Collected material:
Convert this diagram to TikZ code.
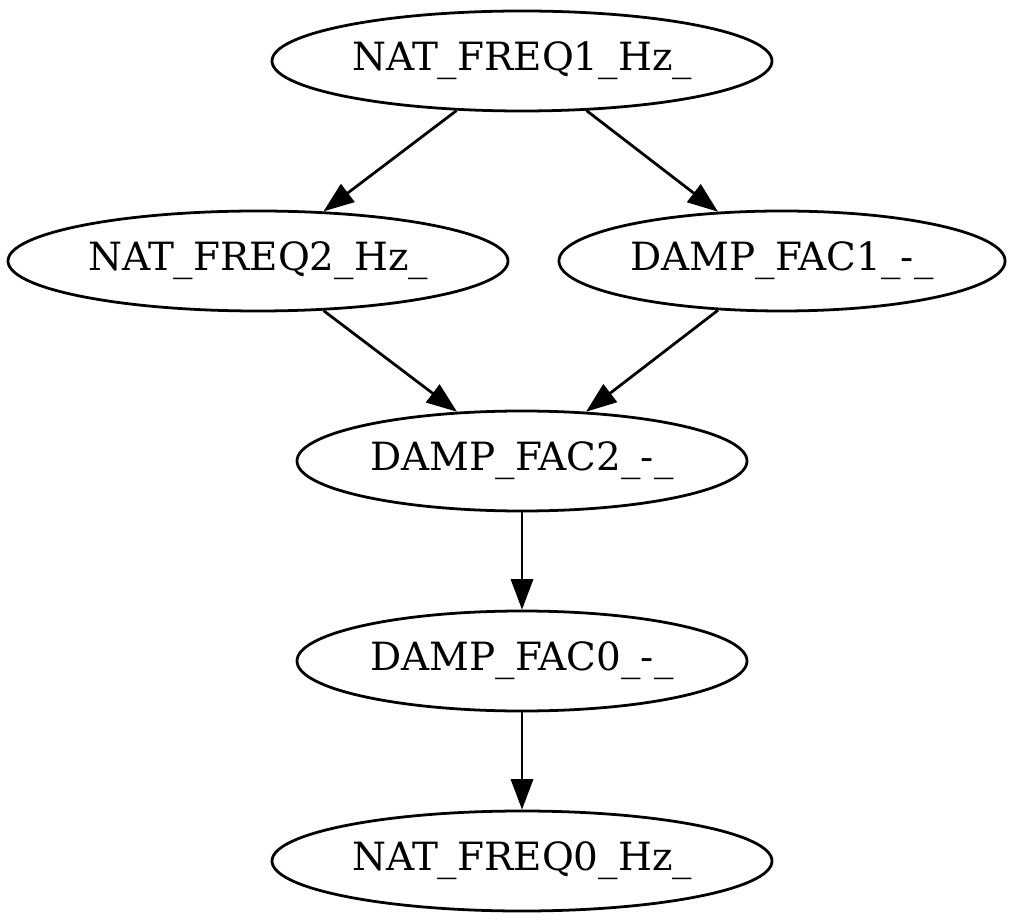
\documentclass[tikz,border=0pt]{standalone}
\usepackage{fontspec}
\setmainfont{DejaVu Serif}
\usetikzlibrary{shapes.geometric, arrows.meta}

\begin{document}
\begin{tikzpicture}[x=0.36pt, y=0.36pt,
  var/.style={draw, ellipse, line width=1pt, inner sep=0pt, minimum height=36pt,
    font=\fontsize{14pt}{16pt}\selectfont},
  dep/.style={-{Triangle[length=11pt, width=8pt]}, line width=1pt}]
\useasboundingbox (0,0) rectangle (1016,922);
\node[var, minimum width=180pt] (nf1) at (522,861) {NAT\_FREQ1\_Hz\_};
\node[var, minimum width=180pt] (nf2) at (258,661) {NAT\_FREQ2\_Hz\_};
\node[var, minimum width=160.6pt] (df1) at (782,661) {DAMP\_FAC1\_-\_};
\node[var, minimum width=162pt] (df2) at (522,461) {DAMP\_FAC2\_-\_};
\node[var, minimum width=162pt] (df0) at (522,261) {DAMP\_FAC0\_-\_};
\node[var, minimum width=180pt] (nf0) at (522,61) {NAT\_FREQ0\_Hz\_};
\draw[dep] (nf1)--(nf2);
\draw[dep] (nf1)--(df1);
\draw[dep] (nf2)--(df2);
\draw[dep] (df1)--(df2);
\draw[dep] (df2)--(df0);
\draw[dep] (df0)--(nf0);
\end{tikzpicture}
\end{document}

Task objective:
From the material above, reproduce everything verbatim except the pictures.

Written response:
Convert this diagram to TikZ code.
\documentclass[tikz,border=0pt]{standalone}
\usepackage{fontspec}
\setmainfont{DejaVu Serif}
\usetikzlibrary{shapes.geometric, arrows.meta}

\begin{document}
\begin{tikzpicture}[x=0.36pt, y=0.36pt,
  var/.style={draw, ellipse, line width=1pt, inner sep=0pt, minimum height=36pt,
    font=\fontsize{14pt}{16pt}\selectfont},
  dep/.style={-{Triangle[length=11pt, width=8pt]}, line width=1pt}]
\useasboundingbox (0,0) rectangle (1016,922);
\node[var, minimum width=180pt] (nf1) at (522,861) {NAT\_FREQ1\_Hz\_};
\node[var, minimum width=180pt] (nf2) at (258,661) {NAT\_FREQ2\_Hz\_};
\node[var, minimum width=160.6pt] (df1) at (782,661) {DAMP\_FAC1\_-\_};
\node[var, minimum width=162pt] (df2) at (522,461) {DAMP\_FAC2\_-\_};
\node[var, minimum width=162pt] (df0) at (522,261) {DAMP\_FAC0\_-\_};
\node[var, minimum width=180pt] (nf0) at (522,61) {NAT\_FREQ0\_Hz\_};
\draw[dep] (nf1)--(nf2);
\draw[dep] (nf1)--(df1);
\draw[dep] (nf2)--(df2);
\draw[dep] (df1)--(df2);
\draw[dep] (df2)--(df0);
\draw[dep] (df0)--(nf0);
\end{tikzpicture}
\end{document}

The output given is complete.